When the Horse Flourished.
"In those days, trains of wagons
brought buffalo hides and meat from the West. You could
buy cured buffalo meat at retail for next to nothing, and prairie
chickens retailed at 15¢ apiece. The old-time merchants
looked principally to the country people for trade. During
the fall and early winter months, the streets were jammed with
wagons that concentrated here, the cotton produced within a radius
of seventy-five miles. The cotton market was Elm street,
from Poydras to the river, where the farmers stopped their wagons,
and where the buyers ran their hooks into the bales and brought
out samples. The wagon-yards flourished, the most popular
of which, was the California wagon-yard on Ross avenue, at Lamar
street. People still traveled largely by wagon, camping
at night. At night, their tents and fires were thick on
all roads just outside the city limits. Even the town people,
most of whom had but recently come from the country, still went
about on horseback or in buggies, and their horses, hitched to
rings along the sidewalks, lined both sides of the streets in
the business district, giving it the appearance and odor of a
livery stable.
Long Working Hours.
"In old times, people worked.
Farmers were in their fields from sun to sun, laborers put in
ten hours, at least, and the stores opened at 7 a. m. and closed
at 11 p. m., except on Sunday, when they closed at 2 p. m., thus
giving the clerks half of an afternoon off every week. Every
merchant feared, that if he were late about opening, or early,
about closing, his competitor might take away some of his trade.
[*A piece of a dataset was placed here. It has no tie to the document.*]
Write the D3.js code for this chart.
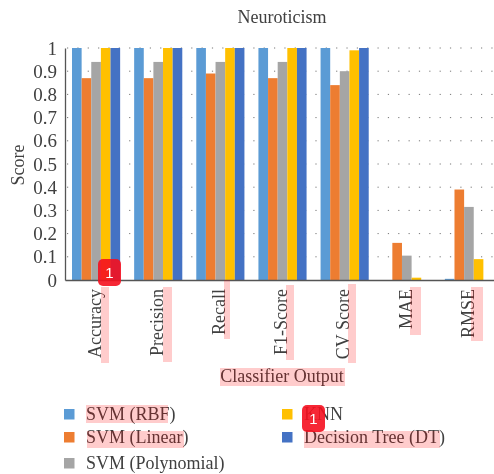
<!DOCTYPE html>
<html>
<head>
<meta charset="utf-8">
<script src="https://cdn.jsdelivr.net/npm/d3@7"></script>
<style>
    html, body { margin: 0; padding: 0; background: #fff; }
    svg { display: block; }
    text { font-family: "Liberation Serif", serif; fill: #404040; }
    .blurred { filter: blur(0.4px); }
</style>
</head>
<body>
<div id="chart"></div>
<script>
const categories = ["Accuracy", "Precision", "Recall", "F1-Score", "CV Score", "MAE", "RMSE"];
const seriesNames = ["SVM (RBF)", "SVM (Linear)", "SVM (Polynomial)", "KNN", "Decision Tree (DT)"];
const seriesColors = ["#5b9bd5", "#ed7d31", "#a5a5a5", "#ffc000", "#4472c4"];
const svmRbf = [1, 1, 1, 1, 1, 0, 0.005];
const svmLinear = [0.87, 0.87, 0.89, 0.87, 0.84, 0.16, 0.39];
const svmPoly = [0.94, 0.94, 0.94, 0.94, 0.9, 0.105, 0.315];
const knn = [1, 1, 1, 1, 0.99, 0.01, 0.09];
const decisionTree = [1, 1, 1, 1, 1, 0, 0];
const yTicks = [0, 0.1, 0.2, 0.3, 0.4, 0.5, 0.6, 0.7, 0.8, 0.9, 1];
const seriesValues = [svmRbf, svmLinear, svmPoly, knn, decisionTree];

const width = 494;
const height = 474;
const axisLeftX = 65;
const axisRightX = 500;
const baseY = 280;
const topY = 48;
const textSize = 18;

const svg = d3.select("#chart")
    .append("svg")
        .attr("width", width)
        .attr("height", height);

const chart = svg.append("g")
    .attr("class", "blurred");

const xScale = d3.scaleBand()
    .domain(categories)
    .range([axisLeftX, axisRightX]);

const groupScale = d3.scaleBand()
    .domain(seriesNames)
    .range([7, xScale.bandwidth() - 7]);

const yScale = d3.scaleLinear()
    .domain([0, 1])
    .range([baseY, topY]);

// dotted gridlines
chart.append("g")
    .selectAll("line")
    .data(yTicks.filter(d => d > 0))
    .join("line")
        .attr("x1", axisLeftX + 2)
        .attr("x2", width)
        .attr("y1", d => yScale(d))
        .attr("y2", d => yScale(d))
        .attr("stroke", "#777")
        .attr("stroke-width", 1)
        .attr("stroke-dasharray", "1.2 9.15");

// bars
const groups = chart.append("g")
    .selectAll("g")
    .data(categories)
    .join("g")
        .attr("transform", d => `translate(${xScale(d)}, 0)`);

groups.selectAll("rect")
    .data((d, i) => seriesNames.map((name, s) => ({ name, s, value: seriesValues[s][i] })))
    .join("rect")
        .attr("x", d => groupScale(d.name))
        .attr("y", d => yScale(d.value))
        .attr("width", groupScale.bandwidth())
        .attr("height", d => baseY - yScale(d.value))
        .attr("fill", d => seriesColors[d.s]);

// axes
const yAxis = d3.axisLeft(yScale)
    .tickValues(yTicks)
    .tickFormat(d => d)
    .tickSize(0)
    .tickPadding(8);

const yAxisGroup = chart.append("g")
    .attr("transform", `translate(${axisLeftX}, 0)`)
    .call(yAxis);
yAxisGroup.select(".domain").attr("stroke", "#555").attr("stroke-width", 1.3);
yAxisGroup.selectAll("text")
    .style("font-family", '"Liberation Serif", serif')
    .style("font-size", "19px")
    .attr("fill", "#404040");

const xAxis = d3.axisBottom(xScale)
    .tickSize(0);

const xAxisGroup = chart.append("g")
    .attr("transform", `translate(0, ${baseY})`)
    .call(xAxis);
xAxisGroup.select(".domain").attr("stroke", "#555").attr("stroke-width", 1.3);
xAxisGroup.selectAll("text")
    .style("font-family", '"Liberation Serif", serif')
    .style("font-size", `${textSize}px`)
    .attr("fill", "#404040")
    .attr("text-anchor", "end")
    .attr("dy", "0.35em")
    .attr("y", 0)
    .attr("transform", "translate(-1.5, 9) rotate(-90)");

// titles
chart.append("text")
    .text("Neuroticism")
    .attr("x", 282)
    .attr("y", 23)
    .attr("text-anchor", "middle")
    .style("font-size", `${textSize}px`);

chart.append("text")
    .text("Score")
    .attr("transform", "translate(24, 165) rotate(-90)")
    .attr("text-anchor", "middle")
    .style("font-size", `${textSize}px`);

chart.append("text")
    .text("Classifier Output")
    .attr("x", 282)
    .attr("y", 382)
    .attr("text-anchor", "middle")
    .style("font-size", `${textSize}px`);

// legend
const legendRows = [23, 26];
const legendItems = chart.append("g")
    .selectAll("g")
    .data(seriesNames)
    .join("g")
        .attr("transform", (d, i) => {
            const col = i < 3 ? 0 : 1;
            const row = i < 3 ? i : i - 3;
            const rowY = 414 + d3.sum(legendRows.slice(0, row));
            return `translate(${col === 0 ? 64 : 282}, ${rowY})`;
        });

legendItems.append("rect")
    .attr("y", -5)
    .attr("width", 10.5)
    .attr("height", 10.5)
    .attr("fill", (d, i) => seriesColors[i]);

legendItems.append("text")
    .text(d => d)
    .attr("x", 22)
    .attr("y", 5.5)
    .style("font-size", `${textSize}px`);

// pink text highlights and red badges sitting on the picture
const highlights = [
    [101, 287, 8, 76], [163, 287, 9, 75], [224, 280, 6, 59], [286, 285, 8, 75],
    [348, 284, 8, 79], [410, 287, 11, 48], [471, 287, 12, 54],
    [220, 368, 125, 18], [86, 405, 82, 18], [87, 431, 97, 17], [304, 431, 136, 17]
];
const badges = [[98, 259], [302, 405]];

svg.append("g")
    .selectAll("rect")
    .data(highlights)
    .join("rect")
        .attr("x", d => d[0])
        .attr("y", d => d[1])
        .attr("width", d => d[2])
        .attr("height", d => d[3])
        .attr("fill", "#ff0000")
        .attr("fill-opacity", 0.2);

const badge = svg.append("g")
    .selectAll("g")
    .data(badges)
    .join("g")
        .attr("transform", d => `translate(${d[0]}, ${d[1]})`);

badge.append("rect")
    .attr("width", 23)
    .attr("height", 27)
    .attr("rx", 5)
    .attr("fill", "#f5101f")
    .attr("fill-opacity", 0.9);

badge.append("text")
    .text("1")
    .attr("x", 11.5)
    .attr("y", 19)
    .attr("text-anchor", "middle")
    .style("font-family", '"Liberation Sans", sans-serif')
    .style("font-size", "15px")
    .style("fill", "#fff");
</script>
</body>
</html>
Before closing, a merchant would cast his eye up and down the
street to ascertain whether his rivals were yawning and nodding,
and, it was not a rare thing for him to discover that some of
them had yielded to nature and actually fallen asleep. Knowing
that the stores were open all the time, people were never in
a hurry about shopping. The result was that tired clerks
often had their rush hours late at night, or on Sunday. In
fact, many people made it a rule to do their buying on Sunday,
when they could take their time about it. If a clerk in
those days had heard talk of a town where the stores opened at
8 a. m. and closed at 6 p. m., he would have thought he was listening
to something that had been gleaned from the Arabian Nights, or,
to the recounting of an agreeable hallucination, never to be
realized. Still, it seems to me, that in spite of the long
hours, people had more leisure in those days, than they do now.
We visited, got out to dances and other social entertainments,
went to the theater, and got well acquainted with one another,
whereas, now, with electric street cars, automobiles and airplanes,
we have no time for anything but business. Our shorter
hours and automobiles seem to go for nothing.
Beginning of Advertising.
"The art of advertising was hardly
in its rudiments in Dallas fifty years ago. Merchants did
not even have show windows, much less, window dressers. They
hung a few garments out in front, not so much to display their
goods, as to intimate to strangers their particular line. It
was assumed that the local population knew where to go when they
wanted to buy anything. Fashions did not change so often,
as they do now. A man could wear a suit several years without
fear of being out of style. Such changes as there were,
were confined mostly to lines carried by the department stores,
and these were the first to seek publicity in frequently-changed
display advertisements. Every merchant was in competition in
prices with all the rest. Goods were not put on the market
by manufacturers to be sold at uniform prices, and the retailer
was free to knock off a dollar or two to prevent the customer
from going next door. The result was that a man wanting
a suit of clothes, often wore out the clerks in every store in
town and, tried on and priced, a dozen suits, before he made
a selection or decided to wait until next month, in the hope
of catching a declining market. Salesmen having doubting
Thomases on hand when meal time came on, always took them out
to dinner, in order to keep them from escaping. Once, I
took a bunch of cowboys to the Delmonico, then the leading restaurant.
I told them to order what they wanted, and what they wanted made
them drunk. They did not exactly shoot up the restaurant,
but their conduct was such, that I was glad when the dinner was
over. I sold them, and they became my regular customers.
The old-time clerk knew a lot of things about human nature
that do not come to the surface in the intercourse of modern
buyer and seller. It was not until The Dallas News was
started in 1885, that the merchants began to understand advertising,
and to put their money in it. Dallas has been growing and
spreading ever since.
"I was connected with the
store of E. M. Kahn & Co., seven years, when I went with
I. Rheinhardt & Co., but at the end of a month, I left the
latter company to open a clothing store with Girard Dreyfuss,
under the firm name of Hurst & Dreyfuss. That was in
1884. Sixty days after opening, we consolidated with E.
M. Kahn & Co. I became credit man of the consolidated
firm, and served in that capacity, and as salesman, thirteen
years, when, on account of failing health, I resigned and went
North. I returned to Dallas in 1910, and in 1912, I organized
the company of Hurst Brothers, composed of myself and my sons,
Melvin K. and Edgar S. Hurst. We opened on the southeast
corner of Main and Field streets, 1302 Main street. In
1915, we took the entire building, 1300, 1302 and 1304 Main street,
remodeled the house and put in $50,000 worth of fixtures. The
people have been kind to the establishment of Hurst Brothers,
enabling us to present one of the most complete clothing stores
in the Southwest."
- January 25, 1925,
The Dallas Morning News, Sec IV, p. 8.